⟨
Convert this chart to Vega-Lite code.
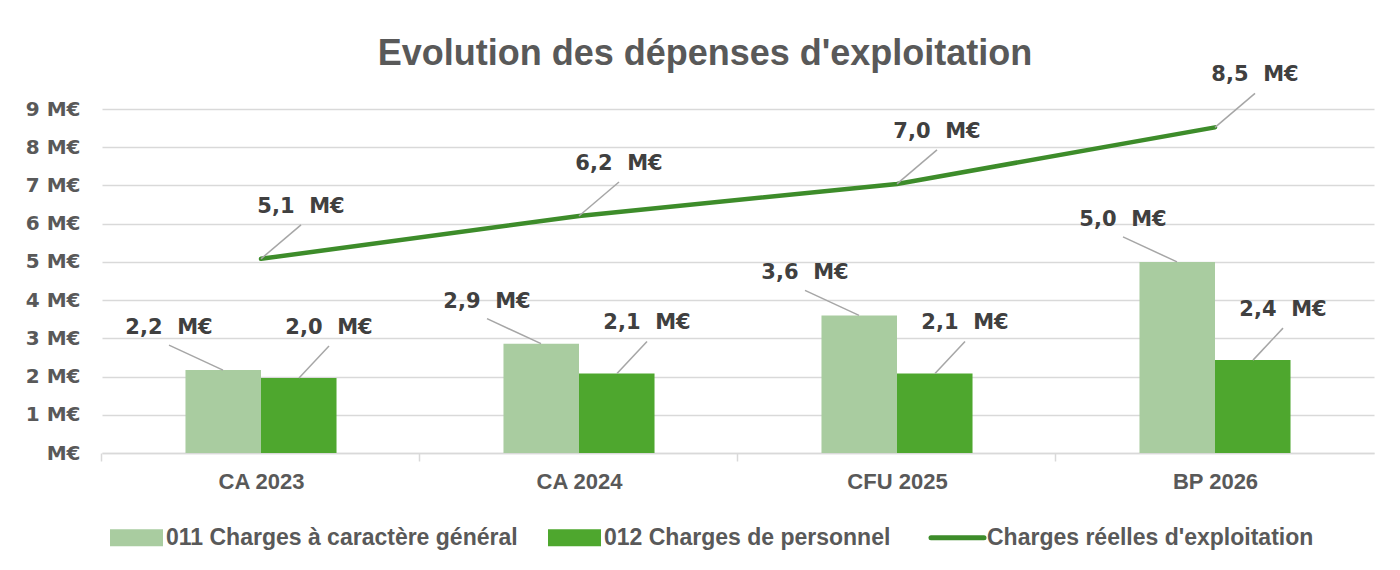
⟩
⟨
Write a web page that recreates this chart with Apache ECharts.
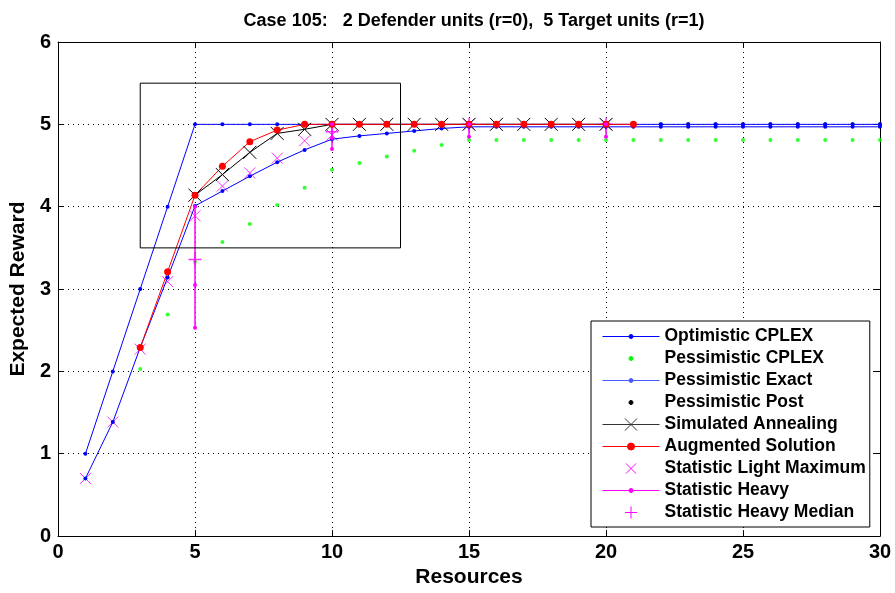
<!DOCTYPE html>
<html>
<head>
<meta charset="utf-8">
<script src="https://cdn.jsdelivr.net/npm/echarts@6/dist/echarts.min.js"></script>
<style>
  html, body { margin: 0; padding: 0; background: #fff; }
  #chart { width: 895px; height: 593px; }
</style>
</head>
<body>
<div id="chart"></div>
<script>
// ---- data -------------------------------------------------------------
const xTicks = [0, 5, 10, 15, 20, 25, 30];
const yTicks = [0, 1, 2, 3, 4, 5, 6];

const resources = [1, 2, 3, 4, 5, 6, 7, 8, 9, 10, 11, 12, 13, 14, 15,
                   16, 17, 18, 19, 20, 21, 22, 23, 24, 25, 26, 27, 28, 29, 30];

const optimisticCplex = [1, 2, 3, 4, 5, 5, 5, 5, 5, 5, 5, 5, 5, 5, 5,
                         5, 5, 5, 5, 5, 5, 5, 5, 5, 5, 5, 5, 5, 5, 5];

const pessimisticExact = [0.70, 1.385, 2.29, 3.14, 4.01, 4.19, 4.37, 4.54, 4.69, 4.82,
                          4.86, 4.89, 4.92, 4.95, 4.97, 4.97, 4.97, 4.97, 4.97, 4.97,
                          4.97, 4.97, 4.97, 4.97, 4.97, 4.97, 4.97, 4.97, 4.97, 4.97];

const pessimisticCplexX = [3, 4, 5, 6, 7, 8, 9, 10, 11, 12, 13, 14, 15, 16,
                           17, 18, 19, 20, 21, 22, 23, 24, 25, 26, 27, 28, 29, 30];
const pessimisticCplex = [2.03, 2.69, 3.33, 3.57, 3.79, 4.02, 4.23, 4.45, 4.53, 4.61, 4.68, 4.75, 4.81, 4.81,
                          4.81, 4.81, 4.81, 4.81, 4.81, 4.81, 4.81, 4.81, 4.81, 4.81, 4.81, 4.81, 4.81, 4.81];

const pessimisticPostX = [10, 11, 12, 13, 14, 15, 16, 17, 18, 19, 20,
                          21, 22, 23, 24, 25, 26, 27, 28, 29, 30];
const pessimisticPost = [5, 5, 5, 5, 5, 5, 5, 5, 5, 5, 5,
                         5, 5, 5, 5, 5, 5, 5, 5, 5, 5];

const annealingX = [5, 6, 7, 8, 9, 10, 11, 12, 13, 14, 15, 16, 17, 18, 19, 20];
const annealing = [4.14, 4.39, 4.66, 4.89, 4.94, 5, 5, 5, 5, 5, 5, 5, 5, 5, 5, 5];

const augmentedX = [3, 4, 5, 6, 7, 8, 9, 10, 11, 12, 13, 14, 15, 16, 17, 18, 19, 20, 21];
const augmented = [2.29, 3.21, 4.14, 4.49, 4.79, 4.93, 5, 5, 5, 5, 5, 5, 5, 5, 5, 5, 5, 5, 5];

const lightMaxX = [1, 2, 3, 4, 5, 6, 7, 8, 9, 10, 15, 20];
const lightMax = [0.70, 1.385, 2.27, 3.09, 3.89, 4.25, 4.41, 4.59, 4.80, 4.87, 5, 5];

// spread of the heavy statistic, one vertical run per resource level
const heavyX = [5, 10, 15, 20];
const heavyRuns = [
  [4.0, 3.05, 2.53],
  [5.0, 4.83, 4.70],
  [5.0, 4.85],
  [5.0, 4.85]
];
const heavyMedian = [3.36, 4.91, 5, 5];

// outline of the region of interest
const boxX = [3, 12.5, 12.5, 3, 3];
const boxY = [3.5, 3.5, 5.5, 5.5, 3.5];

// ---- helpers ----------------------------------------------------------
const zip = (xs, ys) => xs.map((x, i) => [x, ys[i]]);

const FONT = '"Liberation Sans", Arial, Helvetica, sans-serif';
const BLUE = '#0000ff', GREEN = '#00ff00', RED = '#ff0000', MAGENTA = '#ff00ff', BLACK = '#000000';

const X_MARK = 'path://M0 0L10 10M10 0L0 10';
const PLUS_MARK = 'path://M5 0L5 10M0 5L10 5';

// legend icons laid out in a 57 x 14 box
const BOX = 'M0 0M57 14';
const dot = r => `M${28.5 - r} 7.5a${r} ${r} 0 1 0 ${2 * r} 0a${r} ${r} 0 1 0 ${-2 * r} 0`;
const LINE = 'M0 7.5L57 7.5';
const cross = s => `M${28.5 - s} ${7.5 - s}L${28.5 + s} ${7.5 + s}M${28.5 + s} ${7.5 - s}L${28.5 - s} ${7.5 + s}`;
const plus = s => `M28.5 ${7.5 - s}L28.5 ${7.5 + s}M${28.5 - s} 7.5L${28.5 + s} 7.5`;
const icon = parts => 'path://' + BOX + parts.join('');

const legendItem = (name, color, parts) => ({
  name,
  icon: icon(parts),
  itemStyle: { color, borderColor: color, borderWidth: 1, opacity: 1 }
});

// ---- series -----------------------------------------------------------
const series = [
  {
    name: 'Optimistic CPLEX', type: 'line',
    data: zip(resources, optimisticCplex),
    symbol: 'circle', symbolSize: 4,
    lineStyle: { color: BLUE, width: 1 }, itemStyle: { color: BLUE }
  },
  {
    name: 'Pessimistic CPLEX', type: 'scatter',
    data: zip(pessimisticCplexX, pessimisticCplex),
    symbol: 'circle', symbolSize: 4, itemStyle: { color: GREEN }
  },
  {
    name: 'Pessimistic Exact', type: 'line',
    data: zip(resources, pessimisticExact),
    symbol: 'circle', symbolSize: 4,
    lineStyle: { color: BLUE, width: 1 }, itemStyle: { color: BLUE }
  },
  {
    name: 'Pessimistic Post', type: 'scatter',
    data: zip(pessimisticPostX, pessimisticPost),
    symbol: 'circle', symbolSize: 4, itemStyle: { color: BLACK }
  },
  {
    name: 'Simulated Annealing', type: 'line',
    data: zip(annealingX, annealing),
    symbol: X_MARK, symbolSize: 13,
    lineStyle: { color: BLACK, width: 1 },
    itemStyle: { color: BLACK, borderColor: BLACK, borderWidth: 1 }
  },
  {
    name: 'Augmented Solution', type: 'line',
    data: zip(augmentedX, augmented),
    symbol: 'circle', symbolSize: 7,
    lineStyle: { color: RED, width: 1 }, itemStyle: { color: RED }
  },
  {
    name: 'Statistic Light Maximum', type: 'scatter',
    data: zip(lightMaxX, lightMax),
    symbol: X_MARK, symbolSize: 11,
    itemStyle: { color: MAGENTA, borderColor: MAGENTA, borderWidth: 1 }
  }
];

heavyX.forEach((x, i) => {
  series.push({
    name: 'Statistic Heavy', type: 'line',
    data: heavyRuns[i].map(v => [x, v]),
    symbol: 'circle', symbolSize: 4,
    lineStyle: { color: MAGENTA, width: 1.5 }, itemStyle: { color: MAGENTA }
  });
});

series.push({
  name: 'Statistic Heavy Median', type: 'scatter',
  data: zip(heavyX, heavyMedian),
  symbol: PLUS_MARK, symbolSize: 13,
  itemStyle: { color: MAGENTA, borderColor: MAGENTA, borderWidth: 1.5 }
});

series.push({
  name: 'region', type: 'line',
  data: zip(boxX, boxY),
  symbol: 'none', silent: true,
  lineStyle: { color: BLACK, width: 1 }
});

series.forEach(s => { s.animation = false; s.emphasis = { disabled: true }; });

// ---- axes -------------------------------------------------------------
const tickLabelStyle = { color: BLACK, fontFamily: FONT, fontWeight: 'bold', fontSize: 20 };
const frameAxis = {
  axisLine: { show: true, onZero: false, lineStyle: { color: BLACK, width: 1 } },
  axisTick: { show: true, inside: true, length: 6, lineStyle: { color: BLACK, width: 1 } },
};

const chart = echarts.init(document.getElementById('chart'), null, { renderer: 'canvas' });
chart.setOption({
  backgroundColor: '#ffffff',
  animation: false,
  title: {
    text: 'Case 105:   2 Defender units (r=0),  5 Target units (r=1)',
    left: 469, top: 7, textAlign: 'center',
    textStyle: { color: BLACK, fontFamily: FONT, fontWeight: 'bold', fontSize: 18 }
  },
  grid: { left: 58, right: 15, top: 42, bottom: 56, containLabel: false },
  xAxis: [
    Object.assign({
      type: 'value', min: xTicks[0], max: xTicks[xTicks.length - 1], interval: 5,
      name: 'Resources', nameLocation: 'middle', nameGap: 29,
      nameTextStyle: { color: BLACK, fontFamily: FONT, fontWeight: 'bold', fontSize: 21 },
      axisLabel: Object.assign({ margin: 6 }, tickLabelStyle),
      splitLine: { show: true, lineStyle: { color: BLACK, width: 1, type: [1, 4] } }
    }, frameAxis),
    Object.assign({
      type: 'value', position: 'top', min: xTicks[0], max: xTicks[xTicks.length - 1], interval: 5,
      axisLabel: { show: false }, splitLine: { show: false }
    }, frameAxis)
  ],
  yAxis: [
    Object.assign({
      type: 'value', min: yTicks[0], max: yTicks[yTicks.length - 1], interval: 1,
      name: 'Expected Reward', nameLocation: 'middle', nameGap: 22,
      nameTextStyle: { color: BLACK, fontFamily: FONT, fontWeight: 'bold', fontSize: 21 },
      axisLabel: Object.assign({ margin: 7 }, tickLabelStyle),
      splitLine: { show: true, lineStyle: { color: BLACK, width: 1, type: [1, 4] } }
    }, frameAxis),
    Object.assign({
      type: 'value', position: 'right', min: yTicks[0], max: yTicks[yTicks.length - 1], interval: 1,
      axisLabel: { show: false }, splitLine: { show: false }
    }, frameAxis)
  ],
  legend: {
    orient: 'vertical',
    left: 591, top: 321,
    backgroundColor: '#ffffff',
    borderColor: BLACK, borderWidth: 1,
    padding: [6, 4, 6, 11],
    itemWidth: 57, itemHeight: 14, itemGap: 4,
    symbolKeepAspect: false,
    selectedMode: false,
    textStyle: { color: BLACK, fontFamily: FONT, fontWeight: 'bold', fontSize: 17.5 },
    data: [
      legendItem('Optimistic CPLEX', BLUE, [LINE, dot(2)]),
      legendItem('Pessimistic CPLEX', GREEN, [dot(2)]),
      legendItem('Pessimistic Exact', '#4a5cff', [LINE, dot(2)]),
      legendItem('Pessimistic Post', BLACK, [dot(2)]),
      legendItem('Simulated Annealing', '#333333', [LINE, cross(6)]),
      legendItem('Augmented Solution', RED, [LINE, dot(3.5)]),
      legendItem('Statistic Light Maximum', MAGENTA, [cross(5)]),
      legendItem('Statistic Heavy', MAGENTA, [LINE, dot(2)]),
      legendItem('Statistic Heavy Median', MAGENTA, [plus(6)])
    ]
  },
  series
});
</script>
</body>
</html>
⟩
⟨
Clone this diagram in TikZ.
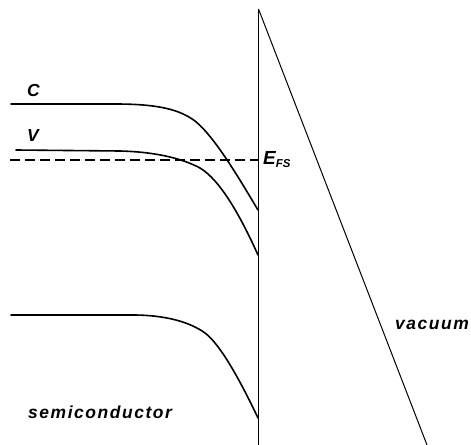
⟩
_Work to be completed_
Write out again exactly the lines above from the one with "Write a web" through the one with "4.97, 4.97, 4.97, 4.97, 4.97, 4.97, 4.97, 4.97, 4.97, 4.97];", adding no other lines and no pictures.

_Response to the exercise_
Write a web page that recreates this chart with Apache ECharts.
<!DOCTYPE html>
<html>
<head>
<meta charset="utf-8">
<script src="https://cdn.jsdelivr.net/npm/echarts@6/dist/echarts.min.js"></script>
<style>
  html, body { margin: 0; padding: 0; background: #fff; }
  #chart { width: 895px; height: 593px; }
</style>
</head>
<body>
<div id="chart"></div>
<script>
// ---- data -------------------------------------------------------------
const xTicks = [0, 5, 10, 15, 20, 25, 30];
const yTicks = [0, 1, 2, 3, 4, 5, 6];

const resources = [1, 2, 3, 4, 5, 6, 7, 8, 9, 10, 11, 12, 13, 14, 15,
                   16, 17, 18, 19, 20, 21, 22, 23, 24, 25, 26, 27, 28, 29, 30];

const optimisticCplex = [1, 2, 3, 4, 5, 5, 5, 5, 5, 5, 5, 5, 5, 5, 5,
                         5, 5, 5, 5, 5, 5, 5, 5, 5, 5, 5, 5, 5, 5, 5];

const pessimisticExact = [0.70, 1.385, 2.29, 3.14, 4.01, 4.19, 4.37, 4.54, 4.69, 4.82,
                          4.86, 4.89, 4.92, 4.95, 4.97, 4.97, 4.97, 4.97, 4.97, 4.97,
                          4.97, 4.97, 4.97, 4.97, 4.97, 4.97, 4.97, 4.97, 4.97, 4.97];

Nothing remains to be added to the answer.